Thinking mode: on vs off

Qwen 3.5 has a built-in “reasoning” mode where it thinks in <think> tags before answering. I tested both modes on a real podcast transcript extraction (10,909 prompt tokens, structured JSON output).

Mode Gen tok/s Output tokens Wall time Cases extracted
Reasoning OFF 41.3 2,317 62.2s 3
Reasoning ON 42.8 2,054 49.2s 3

Both modes extracted identical results: 3 victims, same names, same details, same confidence scores (0.95).

The model didn’t actually engage thinking in either mode. When the prompt says “Return ONLY valid JSON, no markdown or explanation,” the model skips reasoning entirely — even with --reasoning on.

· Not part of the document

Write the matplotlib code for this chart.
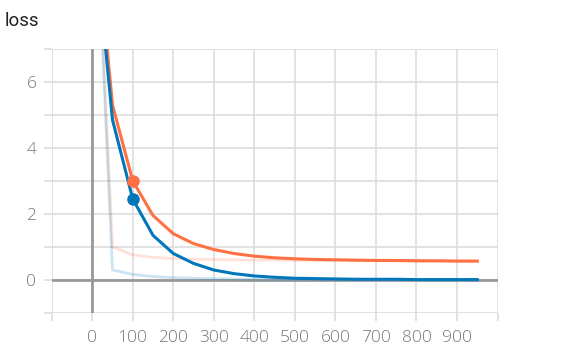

The thinking budget goes unused.

For structured extraction tasks with explicit output format constraints, thinking mode makes no difference. It would likely matter more for open-ended analysis or ambiguous matching, but for JSON extraction from transcripts, --reasoning off is the right call — it avoids any accidental thinking overhead.

The display blackout incident

During testing, repeatedly loading and unloading models (filling 24 GB of VRAM 10+ times) caused one of my monitors to go black. The RTX 4090 in WSL2 shares VRAM between Windows display and CUDA compute. Under extreme pressure, the display compositor loses its allocations and can’t recover without a reboot.

The fix is also the production config: load the model once at boot, keep it resident. No cycling = no pressure spikes.

Takeaways

  1. Qwen 3.5’s hybrid architecture changes the VRAM math. The 4x smaller KV cache means 128K context on a 24 GB card with room to spare.
  2. q4_0 KV cache is free on this model. Lossless compression that saves gigabytes.
  3. Ollama’s auto-allocator is the bottleneck, not the GPU. The same hardware is 5x faster when you control the memory layout yourself.
  4. llama.cpp server has a nearly flat performance curve. 39 tok/s at 2K, 33 tok/s at 128K. The model is genuinely usable at long context.
  5. Q4_K_M is the sweet spot for 24 GB. Q5_K_M barely fits and isn’t meaningfully better.